- [Exercise directions] Records follow. Pull out every line that contains "code".

- [The data]
◇ ◇ ◇

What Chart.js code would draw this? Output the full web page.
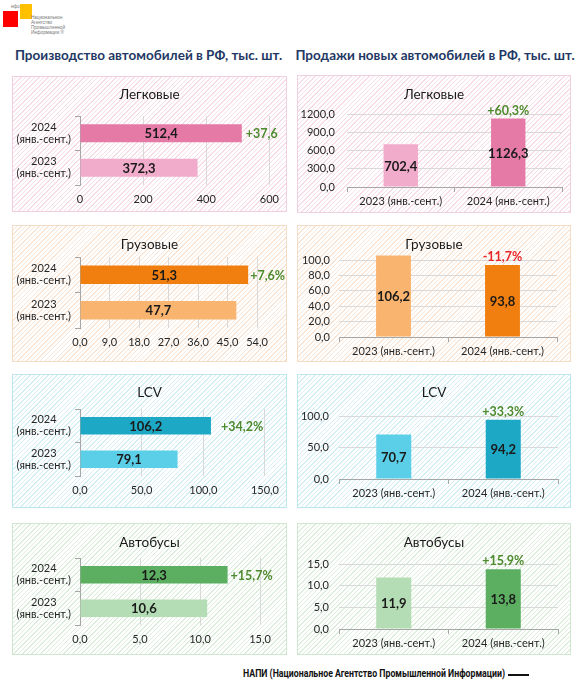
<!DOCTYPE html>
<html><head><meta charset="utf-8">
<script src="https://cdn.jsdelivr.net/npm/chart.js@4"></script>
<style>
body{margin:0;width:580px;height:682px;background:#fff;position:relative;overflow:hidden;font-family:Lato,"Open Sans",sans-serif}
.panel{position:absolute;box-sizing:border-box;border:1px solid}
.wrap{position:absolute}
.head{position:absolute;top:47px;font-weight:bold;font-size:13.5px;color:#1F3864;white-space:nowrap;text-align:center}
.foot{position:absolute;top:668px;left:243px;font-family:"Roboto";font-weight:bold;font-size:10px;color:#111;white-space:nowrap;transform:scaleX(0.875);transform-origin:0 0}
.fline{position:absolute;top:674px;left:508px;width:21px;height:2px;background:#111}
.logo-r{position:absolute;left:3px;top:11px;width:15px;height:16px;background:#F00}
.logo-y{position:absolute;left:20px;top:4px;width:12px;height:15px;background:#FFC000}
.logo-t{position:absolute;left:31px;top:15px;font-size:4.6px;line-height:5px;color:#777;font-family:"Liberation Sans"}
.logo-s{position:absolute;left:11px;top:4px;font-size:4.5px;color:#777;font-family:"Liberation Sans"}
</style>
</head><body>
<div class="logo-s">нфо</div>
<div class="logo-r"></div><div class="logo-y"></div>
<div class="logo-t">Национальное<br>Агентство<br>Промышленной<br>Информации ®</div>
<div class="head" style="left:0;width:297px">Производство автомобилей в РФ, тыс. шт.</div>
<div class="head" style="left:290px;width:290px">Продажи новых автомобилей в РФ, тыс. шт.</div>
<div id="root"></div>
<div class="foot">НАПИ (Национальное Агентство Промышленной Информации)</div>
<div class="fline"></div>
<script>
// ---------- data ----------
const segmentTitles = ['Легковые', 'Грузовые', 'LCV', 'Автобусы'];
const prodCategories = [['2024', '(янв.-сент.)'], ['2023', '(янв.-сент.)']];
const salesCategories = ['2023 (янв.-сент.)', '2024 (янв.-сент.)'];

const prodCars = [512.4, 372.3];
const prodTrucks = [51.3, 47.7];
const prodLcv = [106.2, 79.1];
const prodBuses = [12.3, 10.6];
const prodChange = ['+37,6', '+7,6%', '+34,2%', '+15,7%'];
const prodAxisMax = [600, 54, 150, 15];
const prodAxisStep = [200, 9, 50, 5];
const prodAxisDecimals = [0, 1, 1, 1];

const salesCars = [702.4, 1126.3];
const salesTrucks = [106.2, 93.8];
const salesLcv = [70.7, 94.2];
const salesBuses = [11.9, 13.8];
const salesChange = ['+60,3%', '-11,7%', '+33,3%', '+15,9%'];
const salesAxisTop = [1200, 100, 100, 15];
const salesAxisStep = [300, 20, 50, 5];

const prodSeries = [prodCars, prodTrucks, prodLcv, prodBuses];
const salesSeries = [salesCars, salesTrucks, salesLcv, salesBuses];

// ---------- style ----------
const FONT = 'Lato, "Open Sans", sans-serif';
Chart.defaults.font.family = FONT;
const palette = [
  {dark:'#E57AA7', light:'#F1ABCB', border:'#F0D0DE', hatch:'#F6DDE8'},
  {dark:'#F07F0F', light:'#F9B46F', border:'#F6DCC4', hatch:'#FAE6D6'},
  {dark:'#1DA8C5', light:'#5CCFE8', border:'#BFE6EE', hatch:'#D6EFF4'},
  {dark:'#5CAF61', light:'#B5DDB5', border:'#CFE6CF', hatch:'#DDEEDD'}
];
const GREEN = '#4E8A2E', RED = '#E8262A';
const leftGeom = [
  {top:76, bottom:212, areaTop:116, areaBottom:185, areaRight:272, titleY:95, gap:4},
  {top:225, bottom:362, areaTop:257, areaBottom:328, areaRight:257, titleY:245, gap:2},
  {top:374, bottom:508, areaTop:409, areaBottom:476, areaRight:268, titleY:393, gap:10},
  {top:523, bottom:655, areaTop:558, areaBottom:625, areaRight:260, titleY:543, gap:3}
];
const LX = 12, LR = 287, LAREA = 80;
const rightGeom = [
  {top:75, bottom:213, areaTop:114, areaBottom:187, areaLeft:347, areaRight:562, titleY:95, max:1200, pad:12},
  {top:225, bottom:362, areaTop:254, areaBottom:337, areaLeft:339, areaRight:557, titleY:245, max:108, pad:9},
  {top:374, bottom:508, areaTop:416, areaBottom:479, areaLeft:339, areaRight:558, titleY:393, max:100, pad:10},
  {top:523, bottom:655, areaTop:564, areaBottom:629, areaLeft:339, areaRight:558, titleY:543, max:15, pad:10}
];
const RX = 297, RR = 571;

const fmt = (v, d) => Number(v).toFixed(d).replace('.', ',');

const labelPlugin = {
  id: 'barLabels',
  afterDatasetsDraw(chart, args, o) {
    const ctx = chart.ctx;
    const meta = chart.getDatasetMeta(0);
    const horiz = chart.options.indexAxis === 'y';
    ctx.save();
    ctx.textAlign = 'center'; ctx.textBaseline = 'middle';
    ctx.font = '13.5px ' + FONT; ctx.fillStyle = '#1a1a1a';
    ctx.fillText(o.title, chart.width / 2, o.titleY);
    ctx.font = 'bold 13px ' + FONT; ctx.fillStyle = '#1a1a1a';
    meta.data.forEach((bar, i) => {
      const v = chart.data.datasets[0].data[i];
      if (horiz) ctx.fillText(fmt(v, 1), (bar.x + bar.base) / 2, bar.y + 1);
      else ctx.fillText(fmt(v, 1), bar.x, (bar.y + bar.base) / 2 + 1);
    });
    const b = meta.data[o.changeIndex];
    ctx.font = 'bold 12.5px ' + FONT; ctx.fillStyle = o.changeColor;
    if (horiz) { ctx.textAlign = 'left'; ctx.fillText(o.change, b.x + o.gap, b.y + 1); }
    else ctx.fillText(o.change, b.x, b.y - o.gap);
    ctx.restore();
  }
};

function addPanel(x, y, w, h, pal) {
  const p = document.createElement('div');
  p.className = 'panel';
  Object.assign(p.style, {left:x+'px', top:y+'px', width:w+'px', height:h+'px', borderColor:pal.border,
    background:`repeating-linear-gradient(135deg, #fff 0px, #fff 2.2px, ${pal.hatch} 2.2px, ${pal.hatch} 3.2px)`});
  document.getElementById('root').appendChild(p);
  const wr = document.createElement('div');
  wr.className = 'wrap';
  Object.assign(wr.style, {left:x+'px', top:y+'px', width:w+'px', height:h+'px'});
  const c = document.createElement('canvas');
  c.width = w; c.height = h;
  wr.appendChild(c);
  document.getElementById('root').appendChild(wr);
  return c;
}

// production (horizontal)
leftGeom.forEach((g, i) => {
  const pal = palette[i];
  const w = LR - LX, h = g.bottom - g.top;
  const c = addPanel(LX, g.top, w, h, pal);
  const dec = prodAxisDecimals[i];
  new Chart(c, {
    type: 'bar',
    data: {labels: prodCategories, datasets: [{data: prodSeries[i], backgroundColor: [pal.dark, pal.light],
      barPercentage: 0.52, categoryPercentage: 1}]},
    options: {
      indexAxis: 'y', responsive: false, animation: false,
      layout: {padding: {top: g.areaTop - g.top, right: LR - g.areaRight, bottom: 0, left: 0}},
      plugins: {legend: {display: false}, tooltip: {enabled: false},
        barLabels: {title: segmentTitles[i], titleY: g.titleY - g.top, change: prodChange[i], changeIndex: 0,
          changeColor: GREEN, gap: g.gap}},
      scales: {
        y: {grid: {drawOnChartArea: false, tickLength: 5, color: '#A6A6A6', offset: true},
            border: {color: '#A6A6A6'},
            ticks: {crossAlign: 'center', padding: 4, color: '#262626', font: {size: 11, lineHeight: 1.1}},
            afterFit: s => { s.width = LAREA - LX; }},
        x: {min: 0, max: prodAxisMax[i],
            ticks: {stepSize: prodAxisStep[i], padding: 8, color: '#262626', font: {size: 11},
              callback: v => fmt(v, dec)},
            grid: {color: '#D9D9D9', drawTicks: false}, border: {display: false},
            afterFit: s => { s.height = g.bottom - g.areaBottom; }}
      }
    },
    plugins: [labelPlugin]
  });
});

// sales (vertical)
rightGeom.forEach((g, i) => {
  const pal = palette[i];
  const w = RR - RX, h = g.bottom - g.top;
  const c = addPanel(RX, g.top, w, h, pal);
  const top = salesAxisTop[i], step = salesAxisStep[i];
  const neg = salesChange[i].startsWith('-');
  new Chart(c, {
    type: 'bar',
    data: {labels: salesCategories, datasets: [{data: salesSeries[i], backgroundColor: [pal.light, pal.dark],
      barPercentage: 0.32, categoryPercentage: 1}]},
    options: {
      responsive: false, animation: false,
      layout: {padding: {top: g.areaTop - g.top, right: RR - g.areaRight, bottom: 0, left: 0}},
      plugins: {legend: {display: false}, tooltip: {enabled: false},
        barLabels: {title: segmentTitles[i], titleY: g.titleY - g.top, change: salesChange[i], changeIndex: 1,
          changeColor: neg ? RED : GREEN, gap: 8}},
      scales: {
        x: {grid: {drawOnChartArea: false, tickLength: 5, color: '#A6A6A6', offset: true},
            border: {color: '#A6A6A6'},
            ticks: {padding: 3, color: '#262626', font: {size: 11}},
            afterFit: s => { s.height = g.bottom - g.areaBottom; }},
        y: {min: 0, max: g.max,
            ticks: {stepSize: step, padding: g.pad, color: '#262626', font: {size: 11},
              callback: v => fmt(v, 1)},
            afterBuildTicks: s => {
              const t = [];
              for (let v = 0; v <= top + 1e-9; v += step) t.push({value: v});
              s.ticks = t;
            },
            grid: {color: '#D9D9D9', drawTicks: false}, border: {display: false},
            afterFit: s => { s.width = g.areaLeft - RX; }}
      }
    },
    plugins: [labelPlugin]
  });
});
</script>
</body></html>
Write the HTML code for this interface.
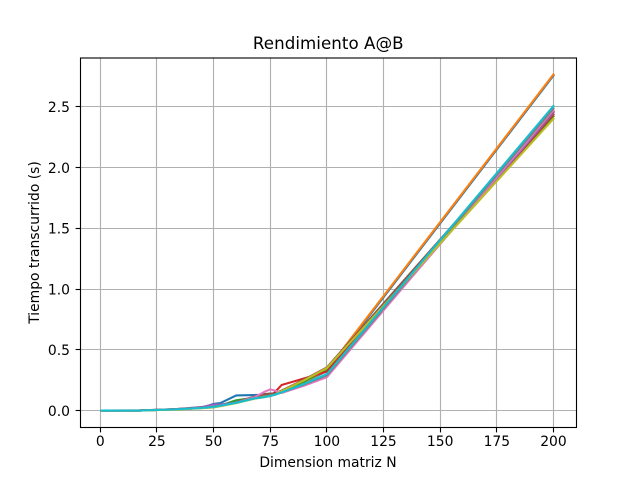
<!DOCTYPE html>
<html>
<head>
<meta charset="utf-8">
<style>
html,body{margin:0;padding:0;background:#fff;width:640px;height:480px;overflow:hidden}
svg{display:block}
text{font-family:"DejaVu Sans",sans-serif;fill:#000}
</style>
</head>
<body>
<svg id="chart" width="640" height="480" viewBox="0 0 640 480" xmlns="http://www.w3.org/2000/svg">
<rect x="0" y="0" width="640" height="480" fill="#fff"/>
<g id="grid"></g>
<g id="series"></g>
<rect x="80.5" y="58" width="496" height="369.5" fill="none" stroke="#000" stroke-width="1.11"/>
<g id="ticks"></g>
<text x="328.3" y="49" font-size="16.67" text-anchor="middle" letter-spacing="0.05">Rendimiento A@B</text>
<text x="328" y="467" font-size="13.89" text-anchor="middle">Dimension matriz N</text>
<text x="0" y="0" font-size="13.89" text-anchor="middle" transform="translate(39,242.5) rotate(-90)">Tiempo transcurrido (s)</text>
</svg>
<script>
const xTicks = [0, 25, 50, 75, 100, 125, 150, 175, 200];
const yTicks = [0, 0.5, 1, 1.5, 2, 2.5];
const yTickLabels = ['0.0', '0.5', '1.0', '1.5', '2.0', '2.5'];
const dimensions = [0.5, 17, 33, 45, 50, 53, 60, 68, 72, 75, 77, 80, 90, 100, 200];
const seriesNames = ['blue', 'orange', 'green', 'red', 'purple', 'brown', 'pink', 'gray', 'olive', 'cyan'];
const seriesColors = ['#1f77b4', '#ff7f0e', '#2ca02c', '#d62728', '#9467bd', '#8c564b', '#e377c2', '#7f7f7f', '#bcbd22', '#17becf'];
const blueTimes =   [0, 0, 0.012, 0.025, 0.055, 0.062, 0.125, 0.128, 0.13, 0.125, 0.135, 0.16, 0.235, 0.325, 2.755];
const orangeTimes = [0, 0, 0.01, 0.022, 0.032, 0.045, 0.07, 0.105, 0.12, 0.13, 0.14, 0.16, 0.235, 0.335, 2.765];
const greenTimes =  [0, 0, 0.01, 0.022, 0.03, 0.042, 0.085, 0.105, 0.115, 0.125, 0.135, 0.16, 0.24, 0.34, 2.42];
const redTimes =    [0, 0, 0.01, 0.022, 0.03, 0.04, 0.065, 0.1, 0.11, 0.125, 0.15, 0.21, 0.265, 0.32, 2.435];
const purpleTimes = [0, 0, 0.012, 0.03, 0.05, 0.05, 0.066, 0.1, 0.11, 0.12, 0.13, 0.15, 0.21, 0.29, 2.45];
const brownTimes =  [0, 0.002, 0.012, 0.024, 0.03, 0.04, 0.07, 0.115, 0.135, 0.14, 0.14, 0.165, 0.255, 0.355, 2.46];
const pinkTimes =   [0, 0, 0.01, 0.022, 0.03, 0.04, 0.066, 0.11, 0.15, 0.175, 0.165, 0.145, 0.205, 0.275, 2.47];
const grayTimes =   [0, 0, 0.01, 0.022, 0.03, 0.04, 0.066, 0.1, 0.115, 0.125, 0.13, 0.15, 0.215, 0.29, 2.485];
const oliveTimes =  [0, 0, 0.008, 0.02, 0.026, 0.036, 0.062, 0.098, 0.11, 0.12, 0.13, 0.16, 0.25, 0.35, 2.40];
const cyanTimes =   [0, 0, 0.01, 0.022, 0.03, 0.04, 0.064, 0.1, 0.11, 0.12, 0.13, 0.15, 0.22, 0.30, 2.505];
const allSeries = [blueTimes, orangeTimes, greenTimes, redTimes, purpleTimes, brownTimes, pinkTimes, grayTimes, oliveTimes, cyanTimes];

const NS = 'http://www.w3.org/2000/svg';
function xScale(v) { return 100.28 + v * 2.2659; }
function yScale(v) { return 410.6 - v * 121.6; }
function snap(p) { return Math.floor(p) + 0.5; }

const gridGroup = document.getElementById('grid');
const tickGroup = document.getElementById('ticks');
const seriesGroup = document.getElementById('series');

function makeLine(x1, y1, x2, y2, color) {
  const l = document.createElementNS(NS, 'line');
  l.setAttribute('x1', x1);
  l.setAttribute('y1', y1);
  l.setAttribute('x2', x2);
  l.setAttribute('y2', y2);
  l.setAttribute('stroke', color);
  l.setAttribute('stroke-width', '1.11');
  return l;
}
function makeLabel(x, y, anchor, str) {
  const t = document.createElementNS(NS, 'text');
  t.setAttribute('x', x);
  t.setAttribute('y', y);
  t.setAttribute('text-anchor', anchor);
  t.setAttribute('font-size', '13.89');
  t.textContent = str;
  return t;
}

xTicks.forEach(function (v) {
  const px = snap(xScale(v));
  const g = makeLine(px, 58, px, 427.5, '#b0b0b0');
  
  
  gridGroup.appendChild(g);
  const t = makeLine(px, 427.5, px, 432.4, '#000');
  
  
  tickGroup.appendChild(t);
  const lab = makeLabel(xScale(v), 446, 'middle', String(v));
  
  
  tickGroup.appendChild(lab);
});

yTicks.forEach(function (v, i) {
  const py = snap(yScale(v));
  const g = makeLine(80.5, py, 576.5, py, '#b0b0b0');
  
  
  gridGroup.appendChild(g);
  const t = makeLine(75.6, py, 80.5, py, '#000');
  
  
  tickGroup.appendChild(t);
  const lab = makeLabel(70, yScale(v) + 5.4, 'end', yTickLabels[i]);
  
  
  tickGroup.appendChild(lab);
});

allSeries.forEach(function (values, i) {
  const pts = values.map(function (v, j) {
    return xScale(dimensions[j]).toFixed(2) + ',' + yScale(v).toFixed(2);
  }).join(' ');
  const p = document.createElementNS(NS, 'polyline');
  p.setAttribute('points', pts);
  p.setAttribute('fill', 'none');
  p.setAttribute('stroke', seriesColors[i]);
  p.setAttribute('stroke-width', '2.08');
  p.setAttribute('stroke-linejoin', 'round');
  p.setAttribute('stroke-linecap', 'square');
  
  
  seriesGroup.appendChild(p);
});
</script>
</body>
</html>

◇ ◇ ◇

- [Final result]
What Chart.js code would draw this? Output the full web page.
Write the HTML code for this interface.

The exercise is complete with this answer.